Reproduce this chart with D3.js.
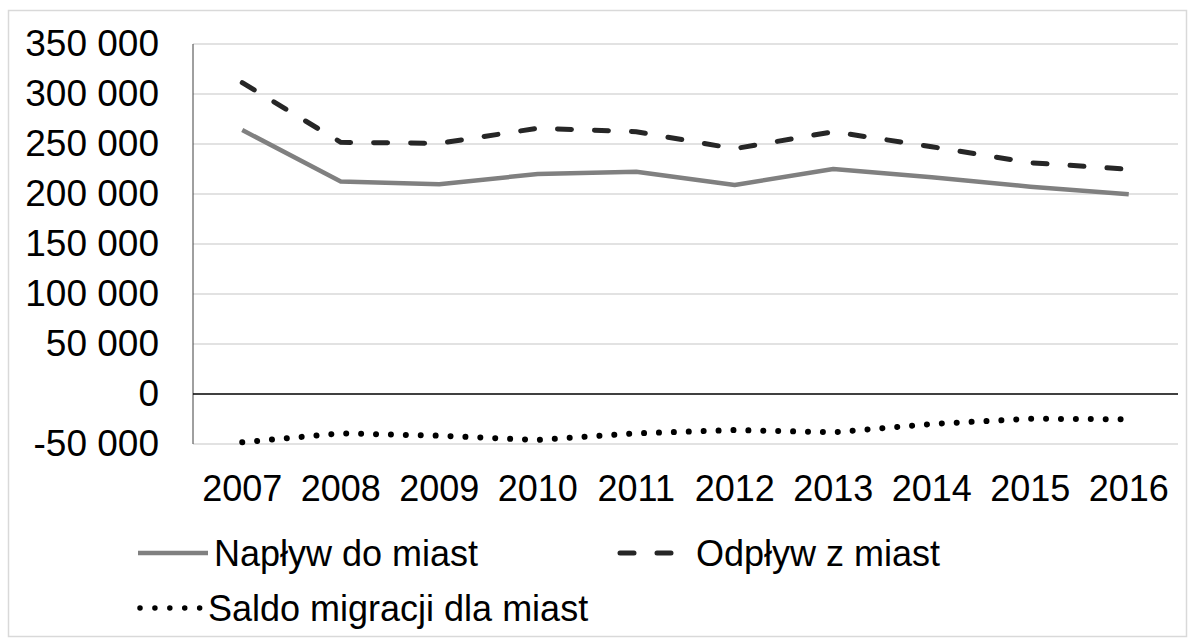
<!DOCTYPE html>
<html>
<head>
<meta charset="utf-8">
<title>Migracje - miasta</title>
<script src="https://d3js.org/d3.v7.min.js"></script>
<style>
  body { margin: 0; background: #fff; }
  svg text { font-family: "Liberation Sans", Arial, sans-serif; fill: #000; }
</style>
</head>
<body>
<svg id="chart" width="1195" height="644"></svg>
<script>
// data
var years  = ["2007", "2008", "2009", "2010", "2011", "2012", "2013", "2014", "2015", "2016"];
var naplyw = [264000, 212500, 209700, 220000, 222300, 209000, 225000, 216700, 207300, 199700];
var odplyw = [311300, 251700, 250700, 265700, 262300, 245300, 262300, 247300, 231300, 224700];
var saldo  = [-48300, -39300, -41700, -46000, -39300, -36000, -38300, -30000, -24700, -25300];
var yTicks = [-50000, 0, 50000, 100000, 150000, 200000, 250000, 300000, 350000];
var seriesNames = ["Napływ do miast", "Odpływ z miast", "Saldo migracji dla miast"];

var svg = d3.select("#chart");

// outer chart border
svg.append("rect")
  .attr("x", 8.5).attr("y", 10.5)
  .attr("width", 1178).attr("height", 626)
  .attr("fill", "none")
  .attr("stroke", "#d9d9d9")
  .attr("stroke-width", 1.5);

var plotL = 193, plotR = 1178, plotT = 44, plotB = 444;

var x = d3.scaleBand().domain(years).range([plotL, plotR]);
var y = d3.scaleLinear().domain([-50000, 350000]).range([plotB, plotT]);

var pl = d3.formatLocale({decimal: ",", thousands: " ", grouping: [3], currency: ["", " zł"], minus: "-"});
var fmt = pl.format(",d");

// gridlines
svg.append("g")
  .selectAll("line")
  .data(yTicks.filter(function(d) { return d != 0; }))
  .enter()
  .append("line")
    .attr("x1", plotL).attr("x2", plotR)
    .attr("y1", function(d) { return y(d); })
    .attr("y2", function(d) { return y(d); })
    .attr("stroke", "#d9d9d9")
    .attr("stroke-width", 1.5);

// y axis labels
var gy = svg.append("g")
  .attr("transform", "translate(" + plotL + ",0)")
  .call(d3.axisLeft(y).tickValues(yTicks).tickSize(0).tickPadding(34).tickFormat(fmt));
gy.select(".domain").remove();
gy.selectAll("text")
  .attr("font-size", "37px")
  .style("font-family", "'Liberation Sans', Arial, sans-serif")
  .attr("fill", "#000");

// y axis line
svg.append("line")
  .attr("x1", plotL).attr("x2", plotL)
  .attr("y1", plotT).attr("y2", plotB)
  .attr("stroke", "#404040")
  .attr("stroke-width", 1);

// zero line
svg.append("line")
  .attr("x1", plotL).attr("x2", plotR)
  .attr("y1", y(0)).attr("y2", y(0))
  .attr("stroke", "#000")
  .attr("stroke-width", 1.5);

// x axis labels
var gx = svg.append("g")
  .attr("transform", "translate(0," + plotB + ")")
  .call(d3.axisBottom(x).tickSize(0).tickPadding(31));
gx.select(".domain").remove();
gx.selectAll("text")
  .attr("font-size", "36px")
  .style("font-family", "'Liberation Sans', Arial, sans-serif")
  .attr("fill", "#000");

var line = d3.line()
  .x(function(d, i) { return x(years[i]) + x.bandwidth() / 2; })
  .y(function(d) { return y(d); });

svg.append("path")
  .datum(naplyw)
  .attr("d", line)
  .attr("fill", "none")
  .attr("stroke", "#808080")
  .attr("stroke-width", 4.5)
  .attr("stroke-linejoin", "round");

svg.append("path")
  .datum(odplyw)
  .attr("d", line)
  .attr("fill", "none")
  .attr("stroke", "#262626")
  .attr("stroke-width", 5)
  .attr("stroke-linecap", "round")
  .attr("stroke-dasharray", "14 23");

svg.append("path")
  .datum(saldo)
  .attr("d", line)
  .attr("fill", "none")
  .attr("stroke", "#000")
  .attr("stroke-width", 6)
  .attr("stroke-linecap", "round")
  .attr("stroke-dasharray", "0.01 14.9");

// legend
var legend = svg.append("g");
var styles = [
  {stroke: "#808080", dash: null, cap: "butt", w: 4.5},
  {stroke: "#262626", dash: "14 23", cap: "round", w: 5},
  {stroke: "#000", dash: "0.01 14.9", cap: "round", w: 5.5}
];
var legPos = [
  {x1: 138, x2: 208, tx: 214, y: 553},
  {x1: 620, x2: 672, tx: 696, y: 553},
  {x1: 140, x2: 200, tx: 208, y: 608}
];
seriesNames.forEach(function(name, i) {
  var p = legPos[i], s = styles[i];
  legend.append("line")
    .attr("x1", p.x1).attr("x2", p.x2)
    .attr("y1", p.y).attr("y2", p.y)
    .attr("stroke", s.stroke)
    .attr("stroke-width", s.w)
    .attr("stroke-linecap", s.cap)
    .attr("stroke-dasharray", s.dash);
  legend.append("text")
    .attr("x", p.tx).attr("y", p.y)
    .attr("dy", "0.35em")
    .attr("font-size", "36px")
    .text(name);
});
</script>
</body>
</html>
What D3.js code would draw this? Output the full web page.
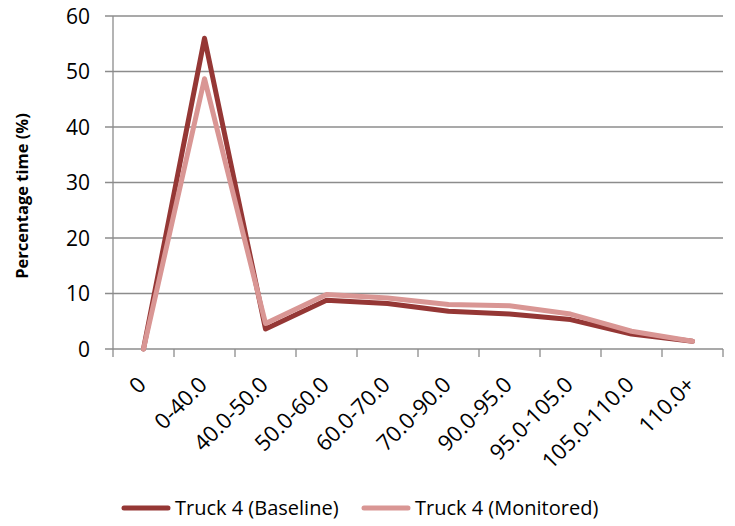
<!DOCTYPE html>
<html>
<head>
<meta charset="utf-8">
<script src="https://cdn.jsdelivr.net/npm/d3@7"></script>
<style>
  body { margin: 0; background: #fff; }
  text { font-family: "Open Sans", "Noto Sans", sans-serif; fill: #000; }
</style>
</head>
<body>
<div id="chart"></div>
<script>
// categories and series
const categories = ["0", "0-40.0", "40.0-50.0", "50.0-60.0", "60.0-70.0", "70.0-90.0", "90.0-95.0", "95.0-105.0", "105.0-110.0", "110.0+"];
const baseline = [0, 56, 3.6, 8.8, 8.2, 6.8, 6.3, 5.3, 2.7, 1.4];
const monitored = [0, 48.7, 4.6, 9.8, 9.2, 8.0, 7.8, 6.3, 3.2, 1.4];
const yTicks = [0, 10, 20, 30, 40, 50, 60];

const svgWidth = 735;
const svgHeight = 526;
const margin = { top: 16, right: 12, bottom: 177, left: 113 };
const width = svgWidth - margin.left - margin.right;
const height = svgHeight - margin.top - margin.bottom;

const svg = d3.select("#chart").append("svg")
    .attr("width", svgWidth)
    .attr("height", svgHeight);

const g = svg.append("g")
    .attr("transform", `translate(${margin.left}, ${margin.top})`);

const x = d3.scaleBand()
    .domain(categories)
    .range([0, width]);

const y = d3.scaleLinear()
    .domain([0, 60])
    .range([height, 0]);

// gridlines (with the small tick on the left of the axis)
g.append("g")
    .selectAll("line")
    .data(yTicks)
    .enter().append("line")
    .attr("x1", -8)
    .attr("x2", width)
    .attr("y1", d => y(d))
    .attr("y2", d => y(d))
    .attr("stroke", "#8c8c8c")
    .attr("stroke-width", 1.3);

// y axis line
g.append("line")
    .attr("x1", 0).attr("x2", 0)
    .attr("y1", 0).attr("y2", height + 8)
    .attr("stroke", "#8c8c8c")
    .attr("stroke-width", 1.3);

// x tick marks at band edges
const edges = categories.map(c => x(c)).concat([width]);
g.append("g")
    .selectAll("line")
    .data(edges.slice(1))
    .enter().append("line")
    .attr("x1", d => d).attr("x2", d => d)
    .attr("y1", height).attr("y2", height + 8)
    .attr("stroke", "#8c8c8c")
    .attr("stroke-width", 1.3);

// y tick labels
g.append("g")
    .selectAll("text")
    .data(yTicks)
    .enter().append("text")
    .attr("x", -23)
    .attr("y", d => y(d))
    .attr("dy", "0.36em")
    .attr("text-anchor", "end")
    .style("font-size", "21px")
    .text(d => d);

// x tick labels, rotated
g.append("g")
    .selectAll("text")
    .data(categories)
    .enter().append("text")
    .attr("transform", d => `translate(${x(d) + x.bandwidth() / 2 + 4}, ${height + 37}) rotate(-45)`)
    .attr("text-anchor", "end")
    .style("font-size", "22px")
    .text(d => d);

// y axis title
svg.append("text")
    .attr("transform", "translate(28, 196) rotate(-90)")
    .attr("text-anchor", "middle")
    .style("font-size", "16.5px")
    .style("font-weight", "bold")
    .text("Percentage time (%)");

const line = d3.line()
    .x((d, i) => x(categories[i]) + x.bandwidth() / 2)
    .y(d => y(d));

const series = [
    { name: "Truck 4 (Baseline)", values: baseline, color: "#953735" },
    { name: "Truck 4 (Monitored)", values: monitored, color: "#d99694" }
];

g.selectAll(".series")
    .data(series)
    .enter().append("path")
    .attr("class", "series")
    .attr("d", d => line(d.values))
    .attr("fill", "none")
    .attr("stroke", d => d.color)
    .attr("stroke-width", 5)
    .attr("stroke-linejoin", "round")
    .attr("stroke-linecap", "round");

// legend
const legendX = [124, 364];
const legend = svg.append("g")
    .selectAll("g")
    .data(series)
    .enter().append("g")
    .attr("transform", (d, i) => `translate(${legendX[i]}, 508)`);

legend.append("line")
    .attr("x1", 0).attr("x2", 44)
    .attr("stroke", d => d.color)
    .attr("stroke-width", 5)
    .attr("stroke-linecap", "round");

legend.append("text")
    .attr("x", 51)
    .attr("dy", "0.36em")
    .style("font-size", "20px")
    .text(d => d.name);
</script>
</body>
</html>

= Your instructions =
Lines from the records above that hold "with" are the ones to list.

= Output of the exercise =
Reproduce this chart with D3.js.
// gridlines (with the small tick on the left of the axis)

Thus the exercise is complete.